Gostei muito da forma como Forbes desenvolveu este
trabalho, ao falar de amor, corpo, velhice e morte. Fui tocada pelas
suas palavras e alguns pensamentos surgiram. Duas passagens tiveram pra mim uma escuta
especial. A primeira, logo no início quando disse que “um minuto
de vida é tempo suficiente para morrer”, mas como amar quem amamos
se podemos perdê-los a qualquer momento? Para suportar o amor
precisamos então eternizá-los... pelo menos até a velhice. Considerando o que lemos em Ferry sobre a
importância do amor nesses nossos tempos, dá pra dizer que esta
forma de lidar com a morte está ligada ao novo amor, à nova forma
de laço social?
A outra passagem é quando lembra que o corpo não
é uma questão somente na velhice, passamos a nossa vida nos
perguntando sobre o nosso corpo. Lembro que quando criança, era comum entre nós,
apelidos, brincadeiras e provocações do tipo dentuço,
cabeção, bambu-de-cutucar-estrelas, Zé-bola,
zaroio, quatro-olhos e tantos outros. Nomes
inventados sempre para lembrar aquilo que chamava a atenção no
outro. Claro que era doído e gerava muita confusão, mas fico
pensando o que essas brincadeiras causavam nas crianças, se as
ajudavam a se darem conta do seu corpo como diferente de outro corpo.

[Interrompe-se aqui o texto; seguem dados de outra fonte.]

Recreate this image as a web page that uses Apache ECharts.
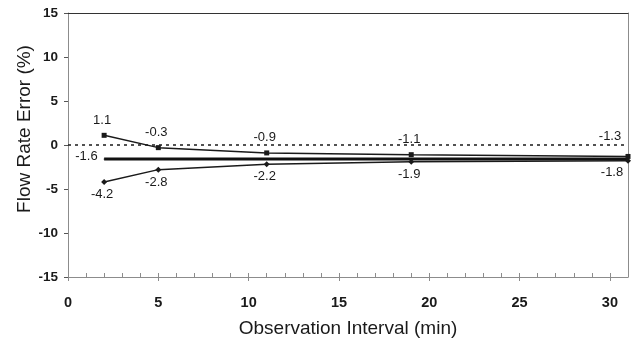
<!DOCTYPE html>
<html>
<head>
<meta charset="utf-8">
<script src="https://cdn.jsdelivr.net/npm/echarts@6/dist/echarts.min.js"></script>
<style>
html,body{margin:0;padding:0;background:#fff;}
#chart{width:634px;height:339px;}
</style>
</head>
<body>
<div id="chart"></div>
<script>
// ---- data ----
var intervals = [2, 5, 11, 19, 31];
var upperErrors = [1.1, -0.3, -0.9, -1.1, -1.3];
var lowerErrors = [-4.2, -2.8, -2.2, -1.9, -1.8];
var meanX = [2, 31];
var meanError = [-1.6, -1.6];
var zeroX = [0, 31];
var zeroLine = [0, 0];
var xTickLabels = [0, 5, 10, 15, 20, 25, 30];
var xMinorTicks = [1, 2, 3, 4, 6, 7, 8, 9, 11, 12, 13, 14, 16, 17, 18, 19, 21, 22, 23, 24, 26, 27, 28, 29];
var yTickLabels = [-15, -10, -5, 0, 5, 10, 15];

var FONT = 'Liberation Sans, Arial, sans-serif';
var INK = '#1a1a1a';
var AXIS_GRAY = '#8c8c8c';

function pairs(xs, ys) { return xs.map(function (x, i) { return [x, ys[i]]; }); }
function fmt(d) { return d.value[1].toFixed(1); }

var upperData = pairs(intervals, upperErrors).map(function (p, i, arr) {
  var item = { value: p };
  if (i === arr.length - 1) item.label = { offset: [-18, -5] };
  return item;
});
var lowerData = pairs(intervals, lowerErrors).map(function (p, i, arr) {
  var item = { value: p };
  if (i === arr.length - 1) item.label = { offset: [-16, -1] };
  return item;
});
var meanData = pairs(meanX, meanError).map(function (p, i) {
  var item = { value: p };
  item.label = { show: i === 0 };
  return item;
});

var chart = echarts.init(document.getElementById('chart'), null, { renderer: 'canvas' });
chart.setOption({
  animation: false,
  backgroundColor: '#fff',
  textStyle: { fontFamily: FONT },
  grid: { left: 68, right: 6, top: 13, bottom: 62, containLabel: false, outerBoundsMode: 'none' },
  xAxis: [
    {
      type: 'value', min: 0, max: 31, position: 'bottom', offset: 0,
      name: 'Observation Interval (min)', nameLocation: 'middle', nameGap: 42, nameMoveOverlap: false,
      nameTextStyle: { fontFamily: FONT, fontSize: 19, color: INK },
      axisLine: { show: true, onZero: false, lineStyle: { color: AXIS_GRAY, width: 1 } },
      axisTick: { show: true, inside: false, length: 4, customValues: xTickLabels, lineStyle: { color: AXIS_GRAY } },
      axisLabel: { show: true, customValues: xTickLabels, margin: 18, fontFamily: FONT, fontSize: 14.5, fontWeight: 'bold', color: INK },
      splitLine: { show: false }
    },
    {
      type: 'value', min: 0, max: 31, position: 'bottom', offset: 0,
      axisLine: { show: false, onZero: false },
      axisTick: { show: true, inside: true, length: 4, customValues: xMinorTicks.concat(xTickLabels.slice(1)), lineStyle: { color: AXIS_GRAY } },
      axisLabel: { show: false },
      splitLine: { show: false }
    },
    {
      type: 'value', min: 0, max: 31, position: 'top', offset: 0,
      axisLine: { show: true, onZero: false, lineStyle: { color: '#333', width: 1 } },
      axisTick: { show: false }, axisLabel: { show: false }, splitLine: { show: false }
    }
  ],
  yAxis: [
    {
      type: 'value', min: -15, max: 15, interval: 5, position: 'left',
      name: 'Flow Rate Error (%)', nameLocation: 'middle', nameGap: 34, nameMoveOverlap: false,
      nameTextStyle: { fontFamily: FONT, fontSize: 19, color: INK, padding: [0, 0, 0, 32] },
      axisLine: { show: true, onZero: false, lineStyle: { color: AXIS_GRAY, width: 1 } },
      axisTick: { show: true, inside: false, length: 4, customValues: yTickLabels, lineStyle: { color: '#555' } },
      axisLabel: { show: true, customValues: yTickLabels, margin: 10, fontFamily: FONT, fontSize: 13.5, fontWeight: 'bold', color: INK },
      splitLine: { show: false }
    },
    {
      type: 'value', min: -15, max: 15, position: 'right',
      axisLine: { show: true, onZero: false, lineStyle: { color: AXIS_GRAY, width: 1 } },
      axisTick: { show: false }, axisLabel: { show: false }, splitLine: { show: false }
    }
  ],
  series: [
    {
      name: 'zero', type: 'line', xAxisIndex: 0, yAxisIndex: 0,
      data: pairs(zeroX, zeroLine), symbol: 'none', silent: true,
      lineStyle: { color: INK, width: 1.3, type: [3, 4] }
    },
    {
      name: 'mean', type: 'line', xAxisIndex: 0, yAxisIndex: 0,
      data: meanData, symbol: 'circle', symbolSize: 1, showSymbol: true, silent: true,
      itemStyle: { color: '#111' },
      lineStyle: { color: '#111', width: 3 },
      label: { show: true, position: 'left', distance: 6, offset: [0, -3], fontFamily: FONT, fontSize: 13, color: INK, formatter: fmt }
    },
    {
      name: 'upper', type: 'line', xAxisIndex: 0, yAxisIndex: 0,
      data: upperData, symbol: 'rect', symbolSize: 5,
      itemStyle: { color: INK }, lineStyle: { color: INK, width: 1.5 },
      label: { show: true, position: 'top', distance: 6, offset: [-2, 0], fontFamily: FONT, fontSize: 13, color: INK, formatter: fmt }
    },
    {
      name: 'lower', type: 'line', xAxisIndex: 0, yAxisIndex: 0,
      data: lowerData, symbol: 'diamond', symbolSize: 6,
      itemStyle: { color: INK }, lineStyle: { color: INK, width: 1.5 },
      label: { show: true, position: 'bottom', distance: 3, offset: [-2, 0], fontFamily: FONT, fontSize: 13, color: INK, formatter: fmt }
    }
  ]
});
</script>
</body>
</html>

Hoje, brincadeiras assim são muito mal vistas, normalmente são
tratadas como bullying. Não se deve apontar nada no outro,
pega mal.
Além das brincadeiras, as cantigas de ninar
também sofreram alterações, não se pode mais cantar “boi da
cara preta, pega essa criança que tem medo de careta”, apavora a
criança. Letras de canções infantis foram alteradas no intuito de
“não dizer coisas ruins”. Nas escolas não existe mais reprovação. Tapa no
bumbum é péssimo, traumatiza.
Estes são alguns dos muitos exemplos que revelam,
a meu ver, como as crianças têm sido poupadas de seus
enfrentamentos. Os jovens vivem a fantasia, ou exigência do corpo
magro e perfeito, tão clichê que até parece que não é sério,
mas trata-se de uma resposta comum, não singular, frente a algumas
questões do corpo.
A velhice que se vive hoje é nova, ainda não se
sabe muito bem dela, mas já vem acompanhada de alguns protocolos... Acontece que o Real do corpo é outra coisa. Esta
pergunta que passamos a vida toda nos fazendo sobre nosso corpo
estranho, não tem uma resposta que seja igual pra todos. Faz muita
diferença quando uma pessoa procura suas próprias respostas, é
algo que interfere na forma de amar, de viver, como Forbes fez
questão em marcar com os exemplos das vidas singulares que trouxe.
Acredito que uma pessoa consegue dar suas
respostas quando é tocada pelo Real e disto faz uma causa. Sabemos
que uma análise faz isso. Também acredito que evitar que as crianças
tenham seus enfrentamentos favorece a que procurem por respostas
generalizadas. Talvez prossigam buscando igual na juventude e na
velhice... E penso que quando se “toca a vida como todo mundo faz”,
a velhice, a morte e a vida parecem mais assustadora.